--- EXERCISE OBJECTIVE ---
Take the lines of the data below from the very first through the line containing "import plotly.graph_objects as go" and output them exactly, pictures excluded.

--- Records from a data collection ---
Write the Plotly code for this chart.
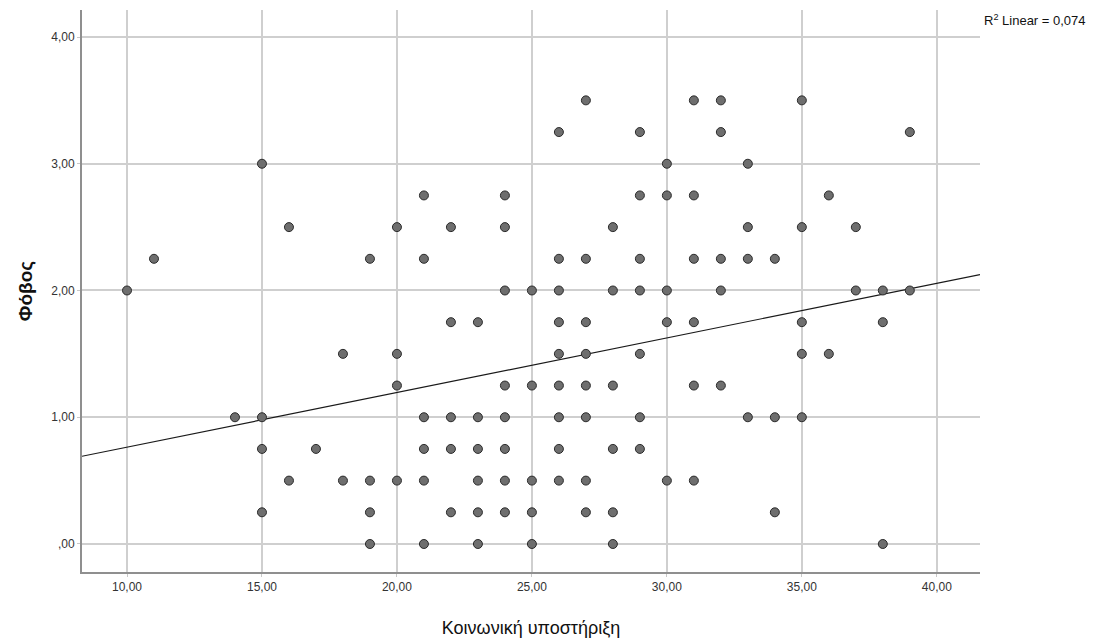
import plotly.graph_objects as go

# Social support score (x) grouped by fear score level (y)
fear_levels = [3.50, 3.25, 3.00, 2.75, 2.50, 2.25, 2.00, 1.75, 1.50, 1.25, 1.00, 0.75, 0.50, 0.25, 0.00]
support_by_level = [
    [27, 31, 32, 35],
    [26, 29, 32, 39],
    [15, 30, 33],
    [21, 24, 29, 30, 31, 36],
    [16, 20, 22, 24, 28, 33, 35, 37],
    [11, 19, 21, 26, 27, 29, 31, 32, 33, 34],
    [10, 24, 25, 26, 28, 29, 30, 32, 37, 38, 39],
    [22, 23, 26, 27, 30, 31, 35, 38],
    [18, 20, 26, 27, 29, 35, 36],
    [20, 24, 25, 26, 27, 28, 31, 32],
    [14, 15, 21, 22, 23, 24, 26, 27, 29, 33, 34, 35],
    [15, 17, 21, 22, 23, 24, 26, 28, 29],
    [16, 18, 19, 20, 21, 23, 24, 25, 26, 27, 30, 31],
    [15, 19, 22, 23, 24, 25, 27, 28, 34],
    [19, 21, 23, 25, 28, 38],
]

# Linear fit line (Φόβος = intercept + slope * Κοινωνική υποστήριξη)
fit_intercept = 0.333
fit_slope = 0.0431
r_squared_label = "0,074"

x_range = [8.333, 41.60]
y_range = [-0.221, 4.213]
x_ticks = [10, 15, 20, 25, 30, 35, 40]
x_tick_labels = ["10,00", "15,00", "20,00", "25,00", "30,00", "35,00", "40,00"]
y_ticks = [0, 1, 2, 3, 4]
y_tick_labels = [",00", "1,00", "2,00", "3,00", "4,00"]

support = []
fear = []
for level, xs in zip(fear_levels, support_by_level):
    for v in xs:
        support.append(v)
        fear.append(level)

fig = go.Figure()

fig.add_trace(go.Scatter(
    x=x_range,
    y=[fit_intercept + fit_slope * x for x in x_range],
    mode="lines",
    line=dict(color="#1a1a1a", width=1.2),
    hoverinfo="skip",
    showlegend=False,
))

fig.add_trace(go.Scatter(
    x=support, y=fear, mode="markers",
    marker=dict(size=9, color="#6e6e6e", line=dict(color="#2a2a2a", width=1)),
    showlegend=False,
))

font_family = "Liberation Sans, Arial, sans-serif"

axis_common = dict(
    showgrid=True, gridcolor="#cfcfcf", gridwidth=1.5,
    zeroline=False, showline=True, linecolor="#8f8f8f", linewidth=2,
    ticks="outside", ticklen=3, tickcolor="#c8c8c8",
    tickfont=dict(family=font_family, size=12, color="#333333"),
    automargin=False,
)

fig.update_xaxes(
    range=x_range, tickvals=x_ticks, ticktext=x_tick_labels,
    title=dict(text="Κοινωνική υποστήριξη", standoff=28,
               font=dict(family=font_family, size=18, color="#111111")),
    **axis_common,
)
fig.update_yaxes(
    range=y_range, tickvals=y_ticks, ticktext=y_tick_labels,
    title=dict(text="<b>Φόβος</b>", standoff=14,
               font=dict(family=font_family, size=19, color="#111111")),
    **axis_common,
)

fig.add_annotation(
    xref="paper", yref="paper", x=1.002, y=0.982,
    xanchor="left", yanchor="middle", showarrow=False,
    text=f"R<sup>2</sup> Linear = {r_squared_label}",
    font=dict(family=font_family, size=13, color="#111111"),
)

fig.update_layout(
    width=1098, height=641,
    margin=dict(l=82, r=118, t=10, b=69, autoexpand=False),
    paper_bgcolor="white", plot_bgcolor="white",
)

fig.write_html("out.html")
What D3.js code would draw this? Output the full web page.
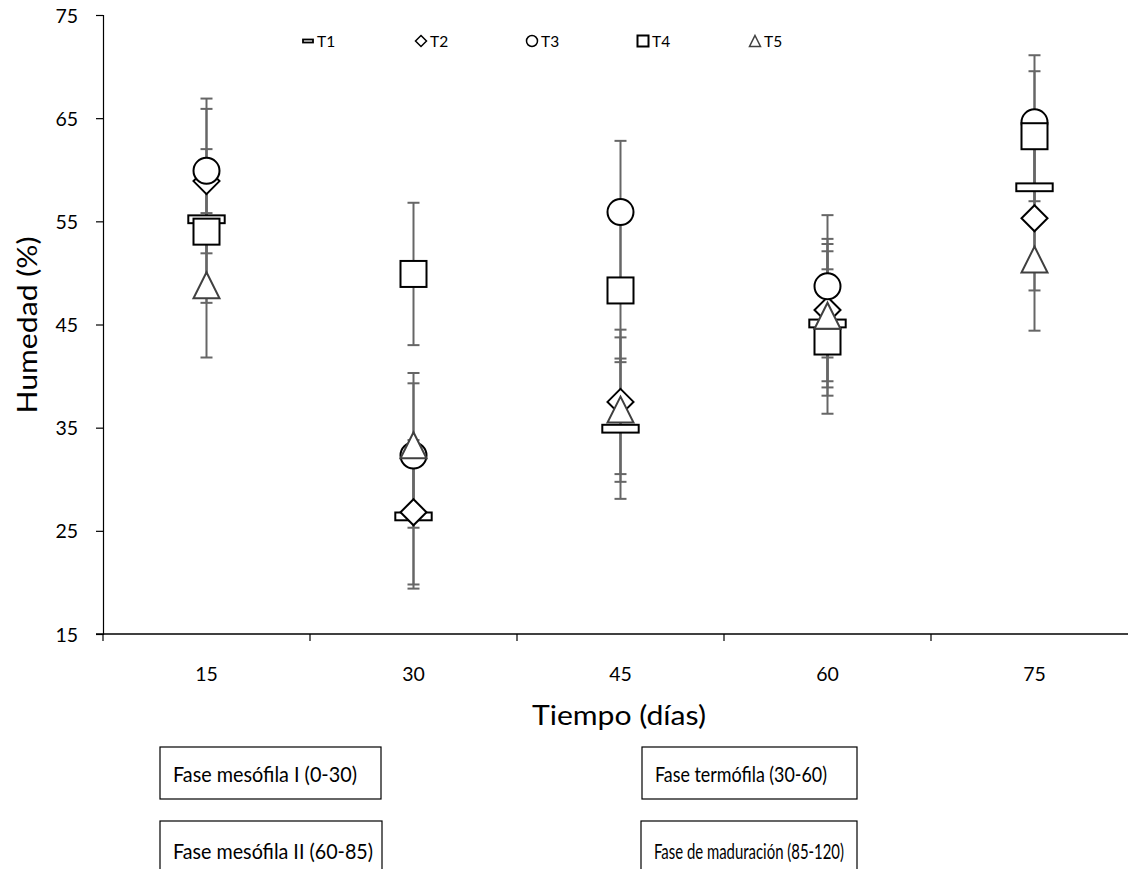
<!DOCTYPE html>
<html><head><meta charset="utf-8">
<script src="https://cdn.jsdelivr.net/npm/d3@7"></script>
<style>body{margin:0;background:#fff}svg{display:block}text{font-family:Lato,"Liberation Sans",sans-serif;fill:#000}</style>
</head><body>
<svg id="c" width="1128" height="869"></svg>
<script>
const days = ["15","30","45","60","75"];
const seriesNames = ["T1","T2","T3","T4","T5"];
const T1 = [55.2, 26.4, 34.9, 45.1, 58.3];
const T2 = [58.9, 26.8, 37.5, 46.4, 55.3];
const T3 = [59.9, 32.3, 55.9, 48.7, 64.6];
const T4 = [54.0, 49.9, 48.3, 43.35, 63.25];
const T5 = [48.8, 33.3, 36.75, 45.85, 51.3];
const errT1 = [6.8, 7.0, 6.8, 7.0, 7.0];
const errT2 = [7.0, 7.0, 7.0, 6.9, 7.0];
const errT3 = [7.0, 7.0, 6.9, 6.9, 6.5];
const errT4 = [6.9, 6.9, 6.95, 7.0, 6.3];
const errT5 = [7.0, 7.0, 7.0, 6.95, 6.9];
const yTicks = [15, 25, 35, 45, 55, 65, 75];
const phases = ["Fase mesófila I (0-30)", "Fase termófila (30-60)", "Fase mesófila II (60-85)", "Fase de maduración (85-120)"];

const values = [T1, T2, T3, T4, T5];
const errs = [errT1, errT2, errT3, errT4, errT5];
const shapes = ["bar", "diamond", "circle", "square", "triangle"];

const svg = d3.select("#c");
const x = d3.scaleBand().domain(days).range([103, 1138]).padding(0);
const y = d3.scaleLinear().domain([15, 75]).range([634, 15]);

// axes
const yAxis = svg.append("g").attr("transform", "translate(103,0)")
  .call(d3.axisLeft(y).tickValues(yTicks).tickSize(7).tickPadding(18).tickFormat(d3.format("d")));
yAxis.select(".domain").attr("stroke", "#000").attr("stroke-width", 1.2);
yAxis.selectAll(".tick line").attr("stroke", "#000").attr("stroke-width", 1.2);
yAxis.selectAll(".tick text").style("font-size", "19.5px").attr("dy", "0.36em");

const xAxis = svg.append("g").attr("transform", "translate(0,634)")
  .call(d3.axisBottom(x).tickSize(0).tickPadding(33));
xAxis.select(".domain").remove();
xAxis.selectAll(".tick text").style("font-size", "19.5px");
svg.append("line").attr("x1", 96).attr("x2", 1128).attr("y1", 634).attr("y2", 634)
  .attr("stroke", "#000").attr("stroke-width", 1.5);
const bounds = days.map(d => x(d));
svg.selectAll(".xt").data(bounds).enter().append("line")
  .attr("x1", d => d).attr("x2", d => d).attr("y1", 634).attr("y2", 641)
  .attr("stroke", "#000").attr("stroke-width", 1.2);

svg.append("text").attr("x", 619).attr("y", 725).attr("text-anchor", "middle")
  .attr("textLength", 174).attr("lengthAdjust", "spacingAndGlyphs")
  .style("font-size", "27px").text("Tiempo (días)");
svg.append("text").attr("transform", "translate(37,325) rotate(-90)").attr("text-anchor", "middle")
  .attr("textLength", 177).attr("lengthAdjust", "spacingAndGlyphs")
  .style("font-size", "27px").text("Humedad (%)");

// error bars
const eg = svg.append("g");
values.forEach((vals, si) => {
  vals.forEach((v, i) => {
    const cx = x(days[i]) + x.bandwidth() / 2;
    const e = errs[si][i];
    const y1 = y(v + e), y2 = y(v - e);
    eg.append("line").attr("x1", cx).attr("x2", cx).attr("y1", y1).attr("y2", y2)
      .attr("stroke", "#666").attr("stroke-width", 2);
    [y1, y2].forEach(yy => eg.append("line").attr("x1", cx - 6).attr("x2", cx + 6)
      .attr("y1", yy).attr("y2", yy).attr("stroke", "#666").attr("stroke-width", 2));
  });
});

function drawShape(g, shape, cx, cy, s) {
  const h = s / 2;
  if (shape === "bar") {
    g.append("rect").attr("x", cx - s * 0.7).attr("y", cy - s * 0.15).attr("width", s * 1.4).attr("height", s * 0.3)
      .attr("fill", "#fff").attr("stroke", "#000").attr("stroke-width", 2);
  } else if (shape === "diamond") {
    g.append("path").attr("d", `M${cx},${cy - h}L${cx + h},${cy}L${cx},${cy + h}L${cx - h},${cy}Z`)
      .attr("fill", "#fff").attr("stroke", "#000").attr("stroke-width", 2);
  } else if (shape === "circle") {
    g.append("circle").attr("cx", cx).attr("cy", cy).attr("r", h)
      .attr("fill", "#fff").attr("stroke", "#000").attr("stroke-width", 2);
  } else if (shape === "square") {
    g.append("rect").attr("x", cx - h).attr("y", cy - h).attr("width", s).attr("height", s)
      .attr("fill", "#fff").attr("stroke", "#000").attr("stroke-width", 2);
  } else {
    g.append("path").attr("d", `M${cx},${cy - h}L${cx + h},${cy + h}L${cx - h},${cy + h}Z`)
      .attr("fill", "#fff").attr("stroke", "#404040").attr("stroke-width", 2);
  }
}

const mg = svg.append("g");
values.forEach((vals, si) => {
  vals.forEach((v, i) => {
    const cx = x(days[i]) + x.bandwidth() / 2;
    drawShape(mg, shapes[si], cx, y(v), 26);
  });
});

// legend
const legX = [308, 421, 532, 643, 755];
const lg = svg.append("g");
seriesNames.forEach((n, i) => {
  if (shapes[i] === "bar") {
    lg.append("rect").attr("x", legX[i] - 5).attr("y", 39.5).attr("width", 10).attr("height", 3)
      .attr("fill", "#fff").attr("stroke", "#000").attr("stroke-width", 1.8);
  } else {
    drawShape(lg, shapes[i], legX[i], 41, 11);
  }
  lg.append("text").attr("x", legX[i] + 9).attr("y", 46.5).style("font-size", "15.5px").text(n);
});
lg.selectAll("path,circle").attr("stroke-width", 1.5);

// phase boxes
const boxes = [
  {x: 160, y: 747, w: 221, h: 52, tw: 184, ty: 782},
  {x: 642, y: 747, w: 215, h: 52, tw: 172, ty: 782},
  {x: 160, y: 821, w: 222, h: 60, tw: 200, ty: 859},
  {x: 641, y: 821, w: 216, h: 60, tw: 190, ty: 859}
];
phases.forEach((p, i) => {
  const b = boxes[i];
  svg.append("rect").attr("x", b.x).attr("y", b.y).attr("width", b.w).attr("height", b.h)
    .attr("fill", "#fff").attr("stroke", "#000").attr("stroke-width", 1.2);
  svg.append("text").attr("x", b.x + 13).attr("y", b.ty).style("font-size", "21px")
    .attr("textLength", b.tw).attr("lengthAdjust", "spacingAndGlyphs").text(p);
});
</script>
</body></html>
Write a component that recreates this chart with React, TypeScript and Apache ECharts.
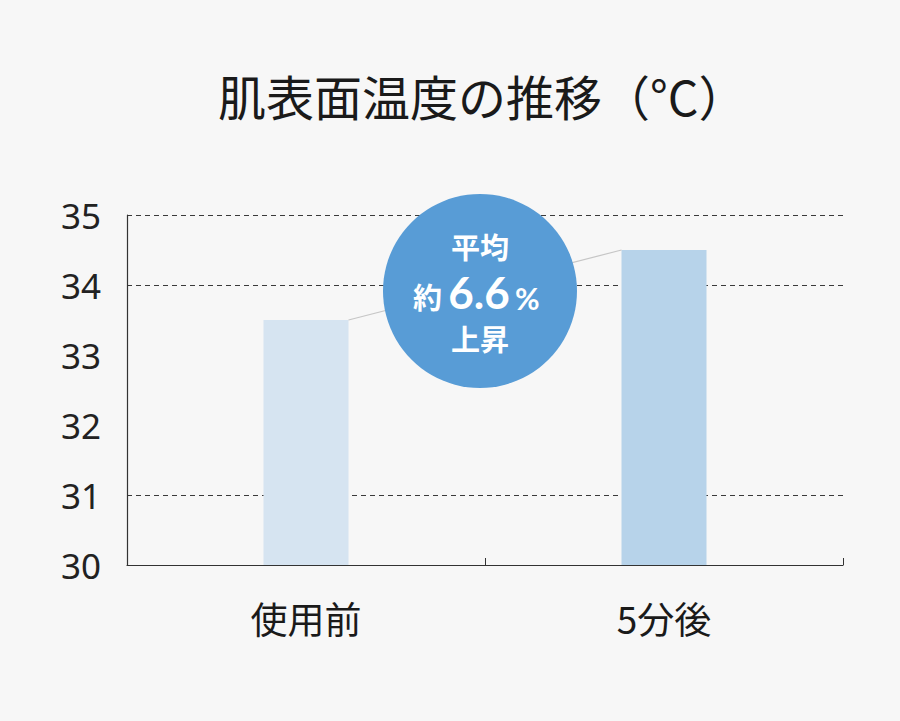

--- TASK SOLUTION ---
Write the Plotly code for this chart.
import plotly.graph_objects as go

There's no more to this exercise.